Сестра заверила, что надежда есть, потому что больной «молодой и сильный». В первую минуту я не узнала этого «молодого и сильного». Когда я вошла, он смотрел в сторону окна, и такая безмерная усталость была на его прозрачном, восковом лице, что оно казалось старческим: так мало было в нем жизни, и она, казалось, уже ускользала.
Только когда я вплотную подошла к его кровати, он повернул голову, увидел меня и на одно короткое мгновение краски и жизнь словно бы вернулись на его ставшее совсем чужим лицо.
За дверью я все хорошенько продумала. Как я расскажу ему забавную историю, которая произошла сегодня утром с Сассь, как она с тарелкой щей налетела на Прямую и... Вот здесь, стоя у постели Энрико, я чувствовала такое неописуемое, огромное несоответствие между будничной, счастливой школьной жизнью и лежащим здесь Энрико, что было совершенно невозможно притворяться веселой и молоть всякий вздор. Глубоко запавшие глаза смотрели на меня с каким-то настолько мучительным вопросом, что я сжала руками спинку кровати и не могла произнести ни слова. — Садись, Кадри!
Его голос и бессильный жест, указавший на табуретку, потрясли меня еще больше. Ведь невозможно же, чтобы человек молодой, цветущий человек, который всего несколько дней назад был самым лучшим и сильным спортсменом в команде, который съедал за обедом по несколько порций, который шутя поднимал младших ребят, каждого одной рукой и поднимал их высоко, над собой, мог так измениться.
Я села. Так сильно закусила губу, что вкус крови остался у меня во рту, но это было совершенно бесполезно.
— Куколка, опять ты из-за меня плачешь? Прости. Вечно я заставляю тебя плакать.

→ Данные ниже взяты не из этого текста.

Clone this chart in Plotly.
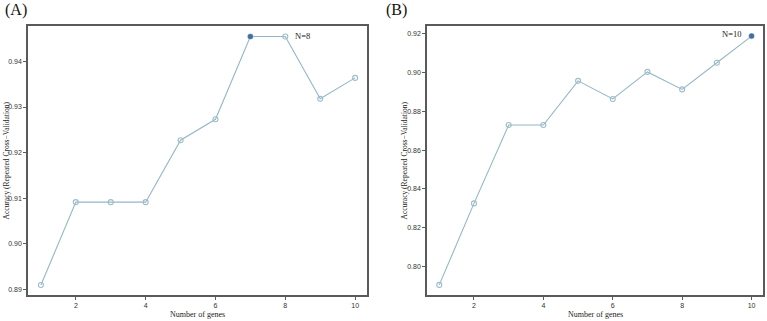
import plotly.graph_objects as go

genes = [1, 2, 3, 4, 5, 6, 7, 8, 9, 10]
acc_a = [0.8909, 0.9091, 0.9091, 0.9091, 0.9227, 0.9273, 0.9455, 0.9455, 0.9318, 0.9364]
acc_b = [0.7907, 0.8326, 0.8729, 0.8729, 0.8956, 0.8863, 0.9002, 0.8912, 0.9049, 0.9186]
best_a_x, best_a_y, label_a = 7, 0.9455, "N=8"
label_a_x = 8
best_b_x, best_b_y, label_b = 10, 0.9186, "N=10"
yticks_a = [0.89, 0.90, 0.91, 0.92, 0.93, 0.94]
yticks_b = [0.80, 0.82, 0.84, 0.86, 0.88, 0.90, 0.92]
xticks = [2, 4, 6, 8, 10]

line_col = "#94b8c4"
mk_col = "#9fbccb"
best_col = "#3f6fa3"
axis_col = "#5a5a5a"
serif = "Liberation Serif, Times New Roman, serif"
sans = "Liberation Sans, Arial, sans-serif"

fig = go.Figure()
for acc, xa, ya in [(acc_a, "x", "y"), (acc_b, "x2", "y2")]:
    fig.add_trace(go.Scatter(
        x=genes, y=acc, mode="lines+markers", xaxis=xa, yaxis=ya,
        line=dict(color=line_col, width=1.1),
        marker=dict(symbol="circle-open", size=5, color=mk_col, line=dict(width=1.1, color=mk_col)),
        showlegend=False, hoverinfo="x+y"))
fig.add_trace(go.Scatter(x=[best_a_x], y=[best_a_y], mode="markers", xaxis="x", yaxis="y",
                         marker=dict(size=5, color=best_col), showlegend=False))
fig.add_trace(go.Scatter(x=[best_b_x], y=[best_b_y], mode="markers", xaxis="x2", yaxis="y2",
                         marker=dict(size=5, color=best_col), showlegend=False))

ax_common = dict(showline=True, linecolor=axis_col, linewidth=1.5, mirror=True,
                 showgrid=False, zeroline=False, ticks="outside", ticklen=3,
                 tickcolor=axis_col, tickwidth=1,
                 tickfont=dict(family=sans, size=7, color="#333333"), automargin=False)

dom_y = [1 - 295 / 321, 1 - 26 / 321]
fig.update_layout(
    width=767, height=321, margin=dict(l=0, r=0, t=0, b=0),
    plot_bgcolor="white", paper_bgcolor="white",
    xaxis=dict(domain=[28 / 767, 367 / 767], range=[0.63, 10.34], tickvals=xticks, anchor="y", **ax_common),
    yaxis=dict(domain=dom_y, range=[0.8887, 0.9478], tickvals=yticks_a,
               tickformat=".2f", anchor="x", **ax_common),
    xaxis2=dict(domain=[427 / 767, 763 / 767], range=[0.646, 10.33], tickvals=xticks, anchor="y2", **ax_common),
    yaxis2=dict(domain=dom_y, range=[0.7855, 0.9238], tickvals=yticks_b,
                tickformat=".2f", anchor="x2", **ax_common),
)

ann = []
ann.append(dict(x=label_a_x, y=best_a_y, xref="x", yref="y", text=label_a, showarrow=False,
                xanchor="left", xshift=8, font=dict(family=serif, size=8.5, color="#222")))
ann.append(dict(x=best_b_x, y=best_b_y, xref="x2", yref="y2", text=label_b, showarrow=False,
                xanchor="right", xshift=-9, yshift=2, font=dict(family=serif, size=8.5, color="#222")))
ann.append(dict(x=3 / 767, y=1 - 10 / 321, xref="paper", yref="paper", text="(A)", showarrow=False,
                xanchor="left", yanchor="middle", font=dict(family=serif, size=16, color="#111")))
ann.append(dict(x=384 / 767, y=1 - 10 / 321, xref="paper", yref="paper", text="(B)", showarrow=False,
                xanchor="left", yanchor="middle", font=dict(family=serif, size=16, color="#111")))
for cx in [(28 + 367) / 2, (427 + 763) / 2]:
    ann.append(dict(x=cx / 767, y=1 - 314 / 321, xref="paper", yref="paper", text="Number of genes",
                    showarrow=False, xanchor="center", yanchor="middle",
                    font=dict(family=serif, size=8, color="#222")))
for lx in [6, 404]:
    ann.append(dict(x=lx / 767, y=(dom_y[0] + dom_y[1]) / 2, xref="paper", yref="paper",
                    text="Accuracy (Repeated Cross\u2212Validation)", textangle=-90, showarrow=False,
                    xanchor="center", yanchor="middle", font=dict(family=serif, size=7.5, color="#222")))
fig.update_layout(annotations=ann)

fig.write_html("out.html", config={"displayModeBar": False},
               post_script="document.body.style.margin='0';document.body.style.overflow='hidden';")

Ох, никому на свете не пожелаю проливать такие слезы! «Куколка», сказал он мне. Это была его улыбка, чтобы утешить меня. Он утешал меня! Просил прощенья! Энрико просил прощенья у меня?!
Я слишком хорошо помню, что означает такая перемена в человеке. Я не забыла еще мою строгую и суровую бабушку, которая с каждым днем, приближавшим смерть, становилась все молчаливее и ласковее. То, что не может жизнь, может приближающаяся смерть.
Прощенья просил Энрико у меня! У меня, кто должен бы стоять у его постели на коленях и благодарить его!
Когда я вновь очутилась на лестнице и остановилась, не видя ничего от слез, кто-то тихонько взял меня за локоть.
— Ну, что же ты тут стоишь. Пойдем.
Это был Ааду. Значит, и его привело сюда беспокойство. У него болело сердце за судьбу единственного друга, а мне нечем было его утешить.
— Ты его видела? Ну, как он? — спросил Ааду, а я в ответ расплакалась еще горше. Мы шли рядом по дороге к школе. Я всхлипывала, а Ааду молчал. Только немного спустя, когда мне удалось с собой справиться, я рассказала ему о том, что видела.